Auteur: Yann Moix
Editeur: Grasset – 2 janvier 2019 (128 pages)
Lu en décembre 2018
Mon avis: Jusqu’ici, je ne connaissais rien de l’œuvre et de la vie de Yann Moix, en dehors du film « Podium » et de quelques polémiques qui atteignent de temps à autre mon oreille distraite de Belgo-bruxelloise. Voici qu’avec « Rompre », je découvre sa vie amoureuse compliquée, une vie qu’il rend lui-même, consciemment mais involontairement (si cela a du sens), compliquée, répétant à l’envi le même schéma destructeur. A chaque nouvelle relation qui débute, il sait qu’elle prendra fin, par sa propre faute. Parce que « lorsque [il] rencontre une femme, ce n’est pas elle [qu’il] rencontre, mais une autre : celle [qu’il a] non seulement envie, mais besoin d’inventer« . Et bien sûr, un telle relation, construite avec une femme idéalisée, fondée sur un « immense malentendu« , finit par s’écrouler, la plupart du temps sabordée par Yann Moix lui-même, qui ne résiste pas à tendre le fouet pour se faire battre. Si le premier sentiment qu’il éprouve est un soulagement paradoxal (enfin libre!), il ne tarde pas à souffrir énormément de ces ruptures, de l’absence, de la solitude. Parfois il tente de reconquérir certaines de ces femmes, mais, terriblement lucide, il comprend que c’est l’amour qui lui fait peur, une peur ancrée, notamment, dans une enfance maltraitée et humiliée, et qui l’empêche de s’aimer lui-même.
Ecrit sous la forme d’un dialogue fictif avec un ami qui tente de le consoler de sa dernière rupture, ce texte est une réflexion quasiment philosophique d’un homme torturé par l’amour, la séparation, la jalousie et leurs souffrances. L’écriture est belle, fine et subtile ; l’auteur a un sens certain de la formule. Une mise à nu clairvoyante et désenchantée, qui en touchera certains et en laissera d’autres de marbre.

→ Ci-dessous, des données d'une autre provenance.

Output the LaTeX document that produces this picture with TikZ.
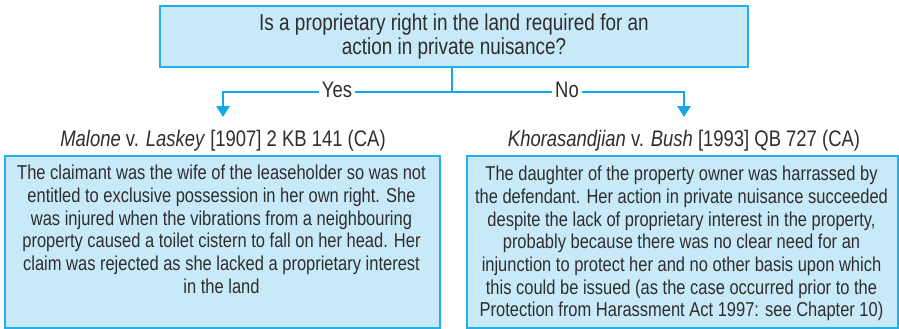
\documentclass[tikz,border=0pt]{standalone}
\usepackage{fontspec}
\setmainfont{Liberation Sans}[FakeStretch=0.82]
\usetikzlibrary{arrows.meta}
\definecolor{boxfill}{HTML}{C8E9F8}
\definecolor{boxline}{HTML}{22B0EC}
\definecolor{connc}{HTML}{13A8E9}
\definecolor{ink}{HTML}{2E2E2E}
\begin{document}
\begin{tikzpicture}[x=1pt,y=-1pt,
  box/.style={draw=boxline,fill=boxfill,line width=1.5pt,inner sep=0pt},
  conn/.style={draw=connc,line width=2.6pt},
  arr/.style={conn,-{Triangle[width=13pt,length=11pt]}},
  lbl/.style={fill=white,text=ink,inner xsep=3pt,inner ysep=1pt,anchor=base,font=\fontsize{22.5}{24}\selectfont},
  head/.style={text=ink,inner sep=0pt,anchor=base,font=\fontsize{22.5}{24}\selectfont},
  body/.style={text=ink,inner sep=0pt,anchor=north,align=center,font=\fontsize{20.1}{22.7}\selectfont},
]
\useasboundingbox (0,0) rectangle (899,329);
% question box
\node[box,minimum width=588pt,minimum height=61pt,align=center,text=ink,
      font=\fontsize{23.1}{24}\selectfont] (q) at (454,36.5)
  {Is a proprietary right in the land required for an\\action in private nuisance?};
% case boxes
\node[box,anchor=north west,minimum width=435pt,minimum height=172pt] (lb) at (4,155) {};
\node[box,anchor=north west,minimum width=431pt,minimum height=172pt] (rb) at (466,155) {};
\node[body] (lt) at (221.5,165) {The claimant was the wife of the leaseholder so was not\\
entitled to exclusive possession in her own right. She\\
was injured when the vibrations from a neighbouring\\
property caused a toilet cistern to fall on her head. Her\\
claim was rejected as she lacked a proprietary interest\\
in the land};
\node[body] (rt) at (681.5,166) {The daughter of the property owner was harrassed by\\
the defendant. Her action in private nuisance succeeded\\
despite the lack of proprietary interest in the property,\\
probably because there was no clear need for an\\
injunction to protect her and no other basis upon which\\
this could be issued (as the case occurred prior to the\\
Protection from Harassment Act 1997: see Chapter 10)};
% headings
\node[head] (lh) at (223,146) {\textit{Malone} v. \textit{Laskey} [1907] 2 KB 141 (CA)};
\node[head] (rh) at (684,146) {\textit{Khorasandjian} v. \textit{Bush} [1993] QB 727 (CA)};
% connectors
\coordinate (split) at (452,92);
\coordinate (aL) at (223,117);
\coordinate (aR) at (684,117);
\draw[conn] (split |- q.south) -- (split);
\draw[arr] (split) -| (aL);
\draw[arr] (split) -| (aR);
\node[lbl] (yes) at (337,97) {Yes};
\node[lbl] (no) at (567,97) {No};
\end{tikzpicture}
\end{document}
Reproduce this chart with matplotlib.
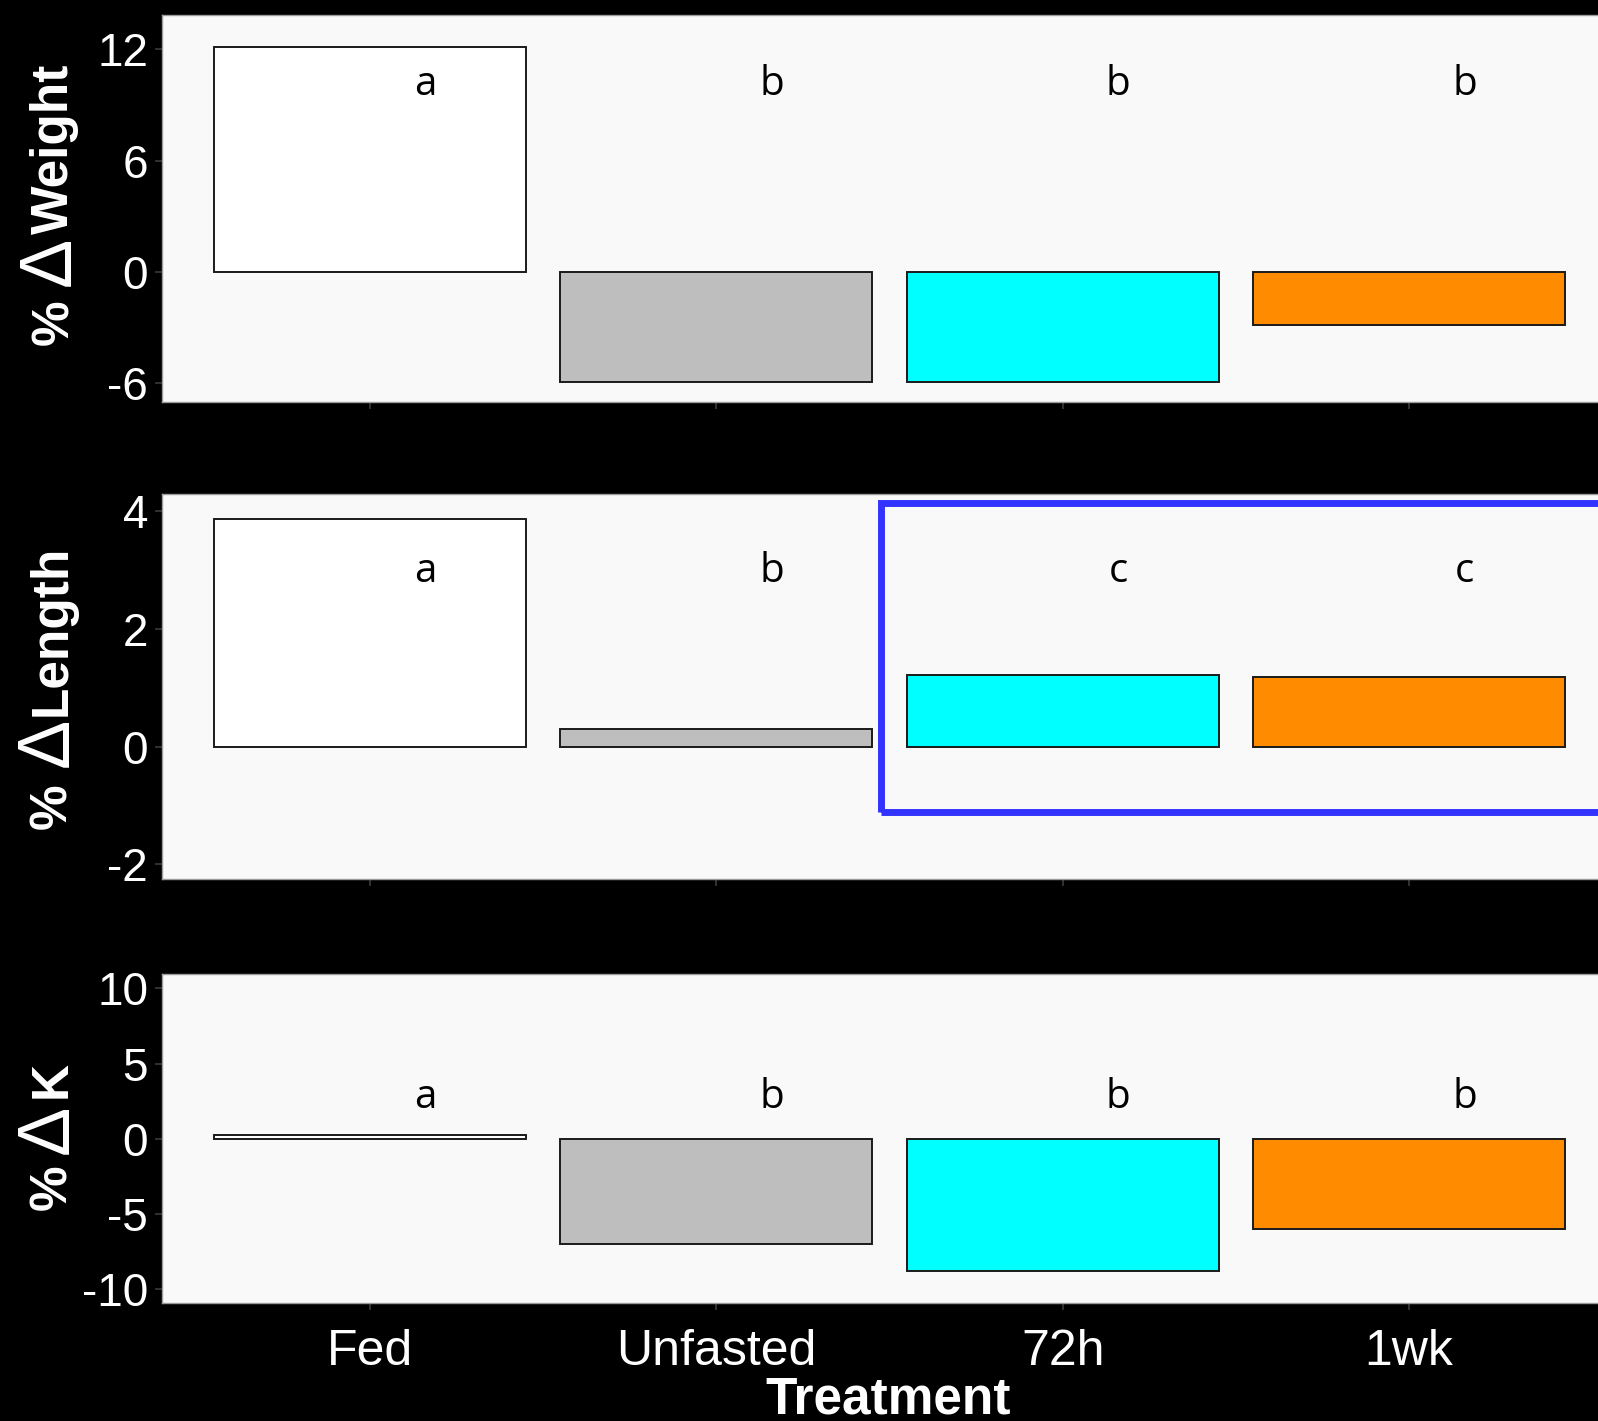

J’avoue qu’entre les deux, mon cœur balance: le sort particulier du personnage ne m’a pas particulièrement émue, mais son analyse de ces sentiments universels sonne juste et entre en résonance avec nos petites et grandes douleurs personnelles, enfouies plus ou moins profondément dans nos souvenirs…
En partenariat avec les éditions Grasset via Netgalley.
Présentation par l’éditeur:
Avec ce roman, Yann Moix revient à son thème de prédilection : l’amour (et ses dépendances : la jalousie, la haine, la rivalité, la séduction, l’addiction, etc…)
Et son livre prend la forme d’un dialogue imaginaire (à la manière du Neveu de Rameau de Diderot, ou de L’idée fixe de Paul Valéry) où Yann Moix bavarde, à la terrasse d’un café, avec un ami qui tente de le consoler à la suite de sa dernière déconvenue amoureuse…
Dans un roman précédent, l’auteur avait choisi, comme incipit : « Ce que les femmes préfèrent, chez moi, c’est me quitter »…
L’inverse eut été plus exact car, dans ce livre – précisément intitulé « Rompre » -, le narrateur confesse qu’il ne peut s’empêcher de mettre un terme très prématuré à chacune de ses aventures, de les « rompre » tant il craint d’aimer et d’être aimé…
Evidemment, cette disposition mentale vient de loin : de l’enfance, de douleurs enfouies, d’humiliations passées…
Mais tout, ici, prend un aspect drolatique et fort peu psychanalytique.
Dans ce dialogue, la « rupture » sert ainsi de prétexte à une variation sur la solitude, sur la jalousie, sur l’enfer narcissique, sur la violence amoureuse.
Formules et aphorismes fusent sous la plume moixienne.
L’écrivain se reproche, au fond, de ne pas savoir aimer – les femmes, bien sûr, mais aussi, et surtout, lui-même.
Et c’est sur cette note tenue qu’il compose ce « journal d’un séducteur-destructeur ».
Quelques citations:
– « Le couple m’asphyxiait. Je ne parviens pas à saisir ce qui nous y attèle. La vie humaine est si exubérante, ses aventures si diversifiables, que l’arraisonnement de nos libertés, de nos folies, de nos possibles, à une seule et unique structure fait à mes yeux figure de tombeau.[…] Au sein du couple, celui que je suis étouffe tous ceux que j’aurais pu être. […] Rien ne justifie le couple, hors la peur de rester seul avec soi ».
– « Le bonheur habite dans le passé et quand il était du présent je ne me doutais pas qu’il était du bonheur: il était une promesse de souffrance pour plus tard ».